Set exercise ▸
Pull out every line below holding the word "this".

Record list ▸
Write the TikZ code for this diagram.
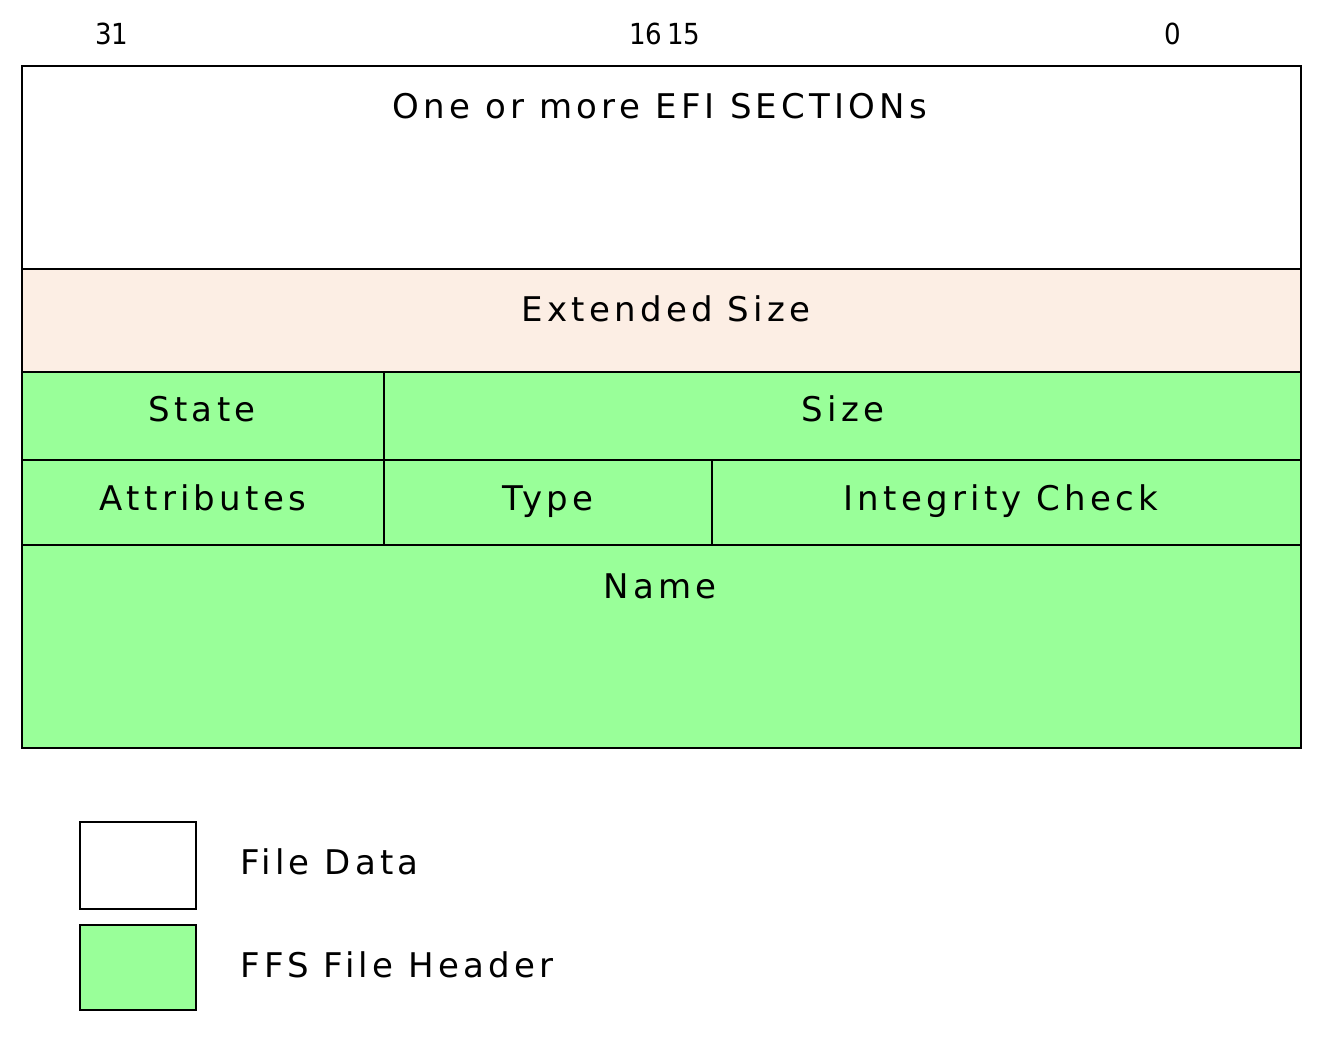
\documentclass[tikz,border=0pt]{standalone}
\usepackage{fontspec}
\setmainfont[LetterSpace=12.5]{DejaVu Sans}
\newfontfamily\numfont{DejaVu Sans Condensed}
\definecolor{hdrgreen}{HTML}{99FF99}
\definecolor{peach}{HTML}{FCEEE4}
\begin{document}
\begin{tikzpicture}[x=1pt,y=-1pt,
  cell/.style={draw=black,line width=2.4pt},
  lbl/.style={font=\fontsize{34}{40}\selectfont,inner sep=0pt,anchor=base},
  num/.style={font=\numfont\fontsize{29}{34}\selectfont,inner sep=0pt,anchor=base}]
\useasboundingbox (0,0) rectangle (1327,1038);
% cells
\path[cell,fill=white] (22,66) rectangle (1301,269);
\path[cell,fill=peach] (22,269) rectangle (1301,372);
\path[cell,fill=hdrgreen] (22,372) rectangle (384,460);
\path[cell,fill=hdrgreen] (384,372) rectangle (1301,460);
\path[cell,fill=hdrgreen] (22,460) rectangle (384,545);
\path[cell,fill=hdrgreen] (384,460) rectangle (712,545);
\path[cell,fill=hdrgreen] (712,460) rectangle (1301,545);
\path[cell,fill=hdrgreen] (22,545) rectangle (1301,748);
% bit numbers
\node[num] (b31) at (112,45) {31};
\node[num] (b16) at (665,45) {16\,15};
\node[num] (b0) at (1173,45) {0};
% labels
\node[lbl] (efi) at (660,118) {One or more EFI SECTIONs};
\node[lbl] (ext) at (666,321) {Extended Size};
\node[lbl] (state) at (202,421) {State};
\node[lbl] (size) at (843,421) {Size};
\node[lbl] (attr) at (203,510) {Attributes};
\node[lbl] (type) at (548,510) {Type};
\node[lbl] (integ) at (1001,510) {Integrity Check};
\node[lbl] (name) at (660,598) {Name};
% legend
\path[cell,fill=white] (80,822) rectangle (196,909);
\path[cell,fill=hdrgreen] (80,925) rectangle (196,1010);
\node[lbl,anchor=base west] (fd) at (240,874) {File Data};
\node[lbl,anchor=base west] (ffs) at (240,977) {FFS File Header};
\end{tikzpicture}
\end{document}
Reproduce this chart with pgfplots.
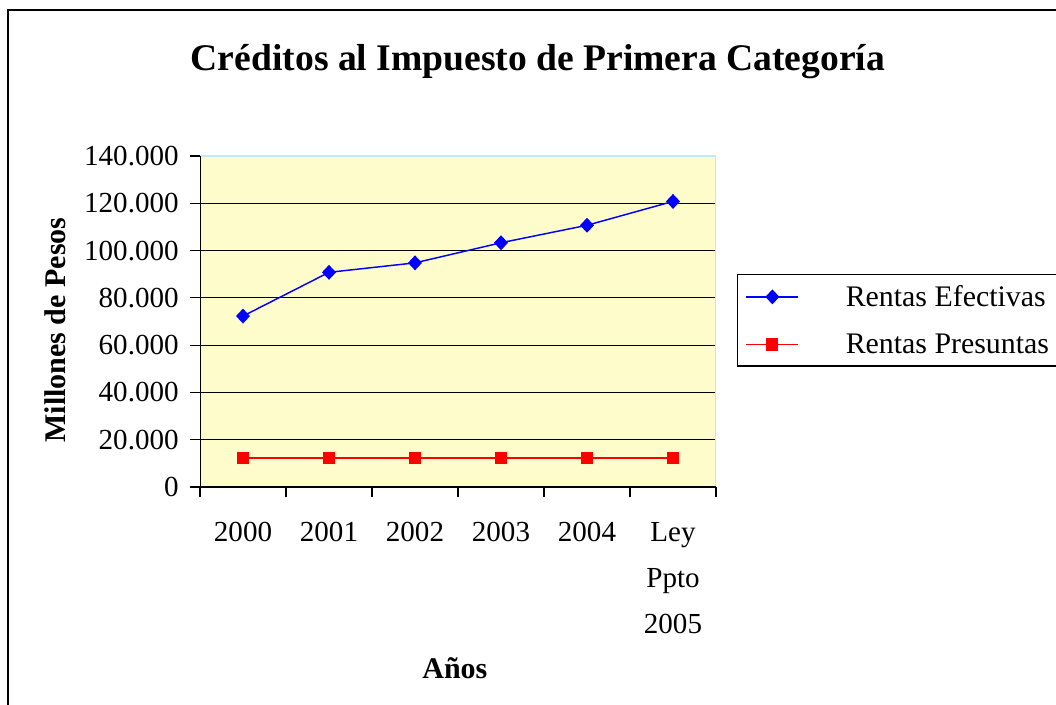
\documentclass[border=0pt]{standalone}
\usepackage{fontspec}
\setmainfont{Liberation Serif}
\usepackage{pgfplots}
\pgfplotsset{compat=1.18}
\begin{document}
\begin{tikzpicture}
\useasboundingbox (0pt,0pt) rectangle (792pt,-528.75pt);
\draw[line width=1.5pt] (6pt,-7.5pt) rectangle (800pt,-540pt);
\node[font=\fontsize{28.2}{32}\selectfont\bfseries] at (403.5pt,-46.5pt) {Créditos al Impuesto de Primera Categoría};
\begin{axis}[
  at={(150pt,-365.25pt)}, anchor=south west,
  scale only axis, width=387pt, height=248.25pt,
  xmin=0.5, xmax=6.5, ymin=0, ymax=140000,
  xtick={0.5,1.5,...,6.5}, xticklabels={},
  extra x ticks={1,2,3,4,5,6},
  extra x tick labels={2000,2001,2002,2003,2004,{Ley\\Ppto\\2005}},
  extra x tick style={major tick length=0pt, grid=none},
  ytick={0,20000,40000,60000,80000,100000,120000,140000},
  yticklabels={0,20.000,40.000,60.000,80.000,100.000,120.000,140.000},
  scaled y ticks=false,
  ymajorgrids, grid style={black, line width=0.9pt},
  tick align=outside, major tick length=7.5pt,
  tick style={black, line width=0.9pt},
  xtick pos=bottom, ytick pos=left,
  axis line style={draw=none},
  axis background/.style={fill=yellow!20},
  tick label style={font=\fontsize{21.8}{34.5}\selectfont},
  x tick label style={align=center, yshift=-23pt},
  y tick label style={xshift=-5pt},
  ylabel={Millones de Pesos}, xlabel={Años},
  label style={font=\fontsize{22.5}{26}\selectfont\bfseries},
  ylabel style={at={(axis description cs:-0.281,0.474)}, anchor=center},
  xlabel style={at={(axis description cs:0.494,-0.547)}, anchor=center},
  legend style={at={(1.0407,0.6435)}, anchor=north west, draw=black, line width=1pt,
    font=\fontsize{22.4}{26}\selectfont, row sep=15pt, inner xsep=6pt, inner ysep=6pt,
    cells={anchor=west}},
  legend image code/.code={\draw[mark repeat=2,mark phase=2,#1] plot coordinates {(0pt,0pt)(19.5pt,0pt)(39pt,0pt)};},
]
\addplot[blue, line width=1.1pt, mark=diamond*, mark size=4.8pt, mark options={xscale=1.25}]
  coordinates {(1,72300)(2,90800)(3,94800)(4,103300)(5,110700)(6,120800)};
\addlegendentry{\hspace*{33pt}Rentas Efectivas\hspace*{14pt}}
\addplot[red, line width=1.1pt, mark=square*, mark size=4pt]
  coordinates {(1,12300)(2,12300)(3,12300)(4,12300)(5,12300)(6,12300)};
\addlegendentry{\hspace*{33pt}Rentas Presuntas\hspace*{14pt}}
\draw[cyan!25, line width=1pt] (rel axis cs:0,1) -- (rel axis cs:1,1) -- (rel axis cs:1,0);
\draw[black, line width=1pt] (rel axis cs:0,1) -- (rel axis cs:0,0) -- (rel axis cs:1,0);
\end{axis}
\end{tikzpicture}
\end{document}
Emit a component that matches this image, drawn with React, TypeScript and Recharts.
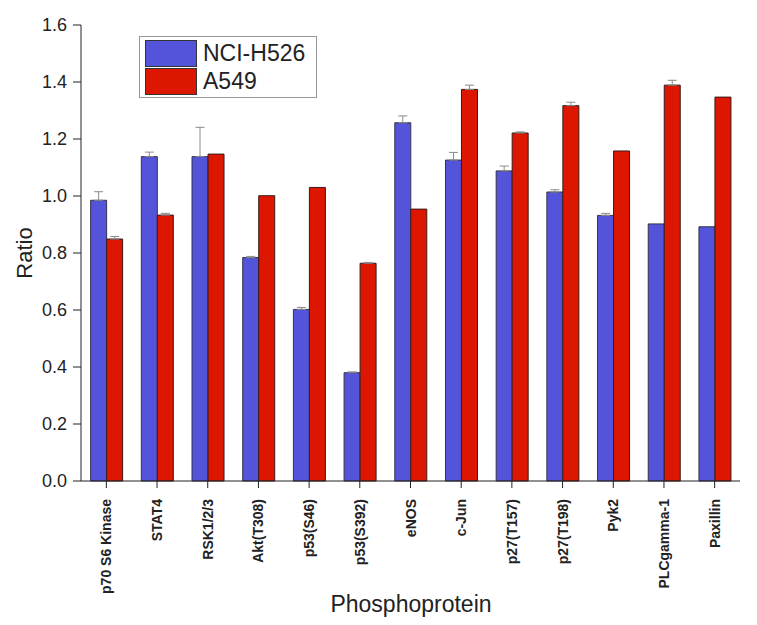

Correct result ▸
Write the TikZ code for this diagram.
Reproduce this chart with pgfplots.
Emit a component that matches this image, drawn with React, TypeScript and Recharts.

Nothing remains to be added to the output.